In 1994, COPE began to market its services and systems in Austria. In late 1995,
COPE commenced operations in Germany. In the same year, COPE became one of the
first information technology companies in Europe to obtain an ISO9001
certification. In June 1998, COPE expanded its operations in Germany through its
acquisition of Forum GmbH, a provider of data storage and security services and
solutions to the German market. In April 1999, COPE acquired its first
proprietary product through its acquisition of Hicomp Software Systems GmbH, a
Hamburg, Germany based developer of back-up software, marketed under the
trademarks Hiback and Hibars.

       Data Storage Industry Overview

High availability of stored enterprise data is a critical factor in the new
economy. To reduce costs, improve productivity and improve customer service,
large organizations are streamlining their processes by implementing strategic
solutions, such as databases, financial applications and electronic mail
systems, to manage their data. To be competitive, clients need immediate access
to necessary data, regardless of where it is stored. Without this access,
productivity suffers and the cost of doing business escalates. Providing
reliable access to this data on an enterprise-wide basis presents a significant
challenge to large organizations.

The difficulty of this challenge is compounded by a number of recent trends in
enterprise computing. In recent years, there has been a significant migration to
client/server and network computing. Today's networks are much larger and more
complex than early networks, often consisting of multiple servers, including
application servers, file servers, database servers and communications servers,
and hundreds or even thousands of personal computers manufactured by a number of
different vendors. These servers and personal computers may utilize a number of
different operating systems, including Unix, Novell NetWare, IBM OS/2 Warp,
Windows NT, Windows 98, Windows 95, Windows 3.1 and Macintosh OS. The
distributed and heterogeneous nature of these networks, together with the
increased use of computers throughout organizations to create and store files,
has resulted in an increase in the amount and dispersion of critical data across
the servers and personal computers.

The increase in the size of networks has been accompanied by concurrent
increases in the size and complexity of computer data and files. Application
software developers continue to introduce software packages that increasingly
incorporate features which require large amounts of storage, such as graphics,
video and sound. For example, a minute of uncompressed full motion video and
sound could require approximately 1,100 megabytes of storage as compared to 300
kilobytes for the average 10 page document. Similarly, the size and complexity
of images stored and manipulated using document imaging systems have intensified
network storage requirements. Further, the increasing popularity of the internet
as a means of communication and a medium by which to access and distribute
information has contributed to the demand for increased storage, as users
download a wide variety of complex data from the internet.

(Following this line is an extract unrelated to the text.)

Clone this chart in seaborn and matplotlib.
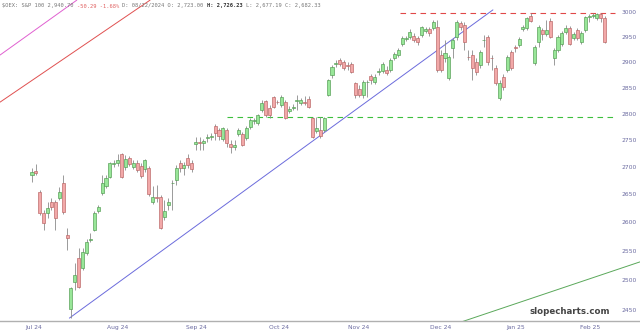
import matplotlib
matplotlib.use("Agg")
import matplotlib.pyplot as plt
import matplotlib.ticker as mticker
import seaborn as sns
import numpy as np
import pandas as pd

# ---------------- data ----------------
opens = [2685,2693,2655,2617,2617,2637,2637,2644,2671,2578,
         2451,2497,2538,2520,2546,2569,2587,2621,2653,2665,
         2682,2706,2708,2724,2700,2717,2700,2708,2702,2696,
         2698,2637,2645,2646,2610,2631,2670,2676,2708,2698,
         2717,2708,2743,2746,2744,2754,2756,2776,2769,2752,
         2769,2743,2737,2761,2761,2754,2774,2786,2782,2807,
         2824,2811,2832,2823,2816,2822,2805,2811,2824,2820,
         2822,2828,2792,2767,2769,2769,2836,2875,2896,2904,
         2900,2894,2896,2859,2847,2836,2860,2873,2861,2880,
         2882,2884,2884,2908,2914,2936,2946,2950,2952,2948,
         2954,2962,2966,2968,2970,2914,2908,2869,2928,2950,
         2978,2974,2911,2914,2900,2894,2943,2950,2909,2888,
         2830,2871,2884,2920,2929,2934,2966,2968,2992,2898,
         2940,2964,2956,2982,2908,2924,2936,2960,2968,2948,
         2964,2940,2964,2991,2993,2988,2996,2988]
highs = [2698,2706,2658,2623,2637,2644,2640,2664,2685,2591,
         2488,2529,2556,2556,2570,2582,2621,2631,2685,2685,
         2709,2713,2724,2726,2722,2721,2713,2713,2708,2715,
         2702,2665,2667,2649,2640,2644,2676,2704,2713,2709,
         2724,2713,2756,2756,2752,2761,2763,2780,2773,2774,
         2773,2750,2750,2773,2765,2776,2792,2792,2799,2826,
         2826,2816,2834,2826,2836,2826,2815,2818,2836,2830,
         2834,2834,2793,2793,2793,2793,2867,2894,2904,2908,
         2904,2900,2900,2861,2855,2865,2865,2876,2876,2888,
         2900,2892,2908,2920,2928,2952,2952,2966,2958,2952,
         2972,2970,2970,2984,2984,2924,2944,2914,2948,2984,
         2982,2980,2924,2924,2908,2924,2954,2954,2914,2894,
         2865,2876,2914,2924,2934,2950,2974,2990,2998,2934,
         2974,2968,2984,2988,2928,2954,2962,2974,2972,2960,
         2968,2962,2992,2996,2998,2999,2998,2992]
lows = [2673,2685,2614,2587,2608,2623,2587,2640,2615,2552,
        2437,2483,2486,2517,2543,2565,2585,2617,2649,2662,
        2680,2700,2702,2680,2695,2702,2696,2691,2680,2691,
        2648,2633,2637,2589,2605,2623,2623,2667,2691,2685,
        2698,2691,2732,2732,2732,2746,2750,2750,2750,2748,
        2737,2726,2732,2758,2739,2750,2771,2780,2778,2803,
        2793,2792,2811,2818,2813,2790,2801,2807,2807,2816,
        2816,2811,2754,2763,2754,2765,2834,2869,2890,2892,
        2884,2884,2878,2830,2832,2830,2832,2857,2857,2875,
        2878,2875,2880,2904,2910,2932,2942,2946,2940,2934,
        2950,2958,2952,2964,2880,2880,2900,2865,2908,2944,
        2964,2924,2904,2865,2875,2888,2930,2894,2884,2855,
        2826,2845,2880,2884,2920,2930,2962,2964,2980,2894,
        2930,2944,2952,2948,2894,2920,2932,2956,2934,2944,
        2944,2936,2960,2980,2988,2984,2980,2938]
closes = [2691,2689,2617,2599,2626,2628,2608,2655,2619,2573,
          2486,2509,2488,2548,2565,2571,2617,2628,2671,2680,
          2708,2708,2713,2682,2715,2706,2708,2695,2684,2713,
          2651,2646,2644,2591,2621,2637,2671,2698,2698,2704,
          2704,2696,2746,2745,2748,2756,2758,2763,2758,2773,
          2744,2737,2741,2769,2741,2773,2788,2788,2797,2820,
          2797,2797,2813,2822,2832,2792,2809,2813,2826,2826,
          2820,2813,2756,2773,2758,2792,2865,2890,2898,2896,
          2888,2893,2880,2836,2836,2861,2861,2865,2871,2882,
          2896,2878,2904,2916,2924,2948,2948,2960,2944,2940,
          2970,2966,2958,2980,2884,2884,2918,2910,2944,2980,
          2970,2940,2910,2888,2880,2920,2944,2900,2908,2859,
          2859,2851,2910,2888,2928,2946,2970,2988,2982,2930,
          2970,2956,2964,2950,2924,2950,2958,2968,2936,2956,
          2948,2958,2990,2992,2994,2996,2988,2940]

month_labels = ["Jul 24", "Aug 24", "Sep 24", "Oct 24", "Nov 24", "Dec 24", "Jan 25", "Feb 25"]
month_index = [0.3, 22.1, 42.1, 63.4, 83.9, 105.0, 124.2, 143.2]

price_ticks = [2450, 2500, 2550, 2600, 2650, 2700, 2750, 2800, 2850, 2900, 2950, 3000]

# drawn trend lines (bar index, price)
blue_line_x = [9.6, 118.3];   blue_line_y = [2436, 3005]
red_line_x = [-8.2, 30.3];    red_line_y = [2822, 3025]
pink_line_x = [-8.2, 11.5];   pink_line_y = [2914, 3025]
green_line_x = [109.9, 156.0]; green_line_y = [2429, 2531]
resist_level = 2998; resist_start = 94.5
support_level = 2793; support_start = 50.0
line_end = 149.6

header_parts = [("$OEX: S&P 100 2,940.70 ", "#777777", "normal"),
                ("-50.29 -1.68% ", "#e06060", "normal"),
                ("D: 08/22/2024 O: 2,723.00 ", "#777777", "normal"),
                ("H: 2,726.23 ", "#333333", "bold"),
                ("L: 2,677.19 C: 2,682.33", "#777777", "normal")]

# ---------------- figure ----------------
sns.set_theme(style="white")
plt.rcParams['font.family'] = ['DejaVu Sans']

W, H = 640, 335
fig = plt.figure(figsize=(W / 100, H / 100), dpi=100)
ax = fig.add_axes([0, 1 - 321 / H, 1, 321 / H])

df = pd.DataFrame({"i": np.arange(len(opens)), "open": opens, "high": highs,
                   "low": lows, "close": closes})
df["up"] = df["close"] >= df["open"]

ax.set_yscale("log")

# wicks
ax.vlines(df["i"], df["low"], df["high"], color="#8a8a8a", linewidth=0.6, zorder=2)
# bodies
for up, face, edge in [(True, "#98e698", "#4f9a4f"), (False, "#f2a8a8", "#b86262")]:
    d = df[df["up"] == up]
    bottom = np.minimum(d["open"], d["close"])
    height = np.maximum(np.abs(d["close"] - d["open"]), 0.8)
    ax.bar(d["i"], height, bottom=bottom, width=0.78, color=face,
           edgecolor=edge, linewidth=0.45, zorder=3)

# trend lines via seaborn
sns.lineplot(x=blue_line_x, y=blue_line_y, ax=ax, color="#6b6bdc", linewidth=0.7, zorder=1)
sns.lineplot(x=red_line_x, y=red_line_y, ax=ax, color="#e05050", linewidth=0.7, zorder=1)
sns.lineplot(x=pink_line_x, y=pink_line_y, ax=ax, color="#e060d0", linewidth=0.7, zorder=1)
sns.lineplot(x=green_line_x, y=green_line_y, ax=ax, color="#5aa85a", linewidth=0.7, zorder=1)

# horizontal dashed levels
ax.plot([resist_start, line_end], [resist_level, resist_level], color="#e04848",
        linewidth=0.8, linestyle=(0, (5, 4)), zorder=1)
ax.plot([support_start, line_end], [support_level, support_level], color="#3cc03c",
        linewidth=0.8, linestyle=(0, (5, 4)), zorder=1)

ax.set_xlim(-8.21, 156.05)
ax.set_ylim(2431.2, 3025.3)

ax.yaxis.set_major_locator(mticker.FixedLocator(price_ticks))
ax.yaxis.set_major_formatter(mticker.FixedFormatter([str(p) for p in price_ticks]))
ax.yaxis.set_minor_locator(mticker.NullLocator())
ax.yaxis.tick_right()
ax.tick_params(axis="y", length=0, pad=-13, labelsize=4.3, labelcolor="#6a6aa0")
for lab in ax.get_yticklabels():
    lab.set_horizontalalignment("left")

ax.set_xticks(month_index)
ax.set_xticklabels(month_labels)
ax.tick_params(axis="x", length=0, pad=3, labelsize=4.3, labelcolor="#6a6aa0")

for s in ["top", "left", "right"]:
    ax.spines[s].set_visible(False)
ax.spines["bottom"].set_color("#b0b0b0")
ax.spines["bottom"].set_linewidth(1.0)
ax.grid(False)
ax.set_xlabel("")
ax.set_ylabel("")

# header
x0 = 2
for txt, col, wt in header_parts:
    fig.text(x0 / W, 1 - 6 / H, txt, fontsize=3.9, family="DejaVu Sans Mono",
             color=col, fontweight=wt, va="center", ha="left")
    x0 += len(txt) * 3.25

fig.text(610 / W, 1 - 312 / H, "slopecharts.com", fontsize=6.2, fontweight="bold",
         color="#444444", ha="right", va="center")

fig.savefig("out.png", dpi=100)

To meet the challenges of managing the storage of increasing volumes of
enterprise data in increasingly heterogeneous systems with fewer resources, a
storage management system must incorporate a number of critical features
including:

        .    full automated backup and restore capability;
<PAGE>

        .    ready data in the event of system failure in order to avoid
             interruptions of day-to-day operations;

        .    scalability to accommodate rapid growth in the volume of on-line
             data and the complexity of the network;

        .    centralized and automated management to enable the administrator to
             manage the entire system, including local and remote storage
             systems, from a single central console; and

        .    support for heterogeneous environments.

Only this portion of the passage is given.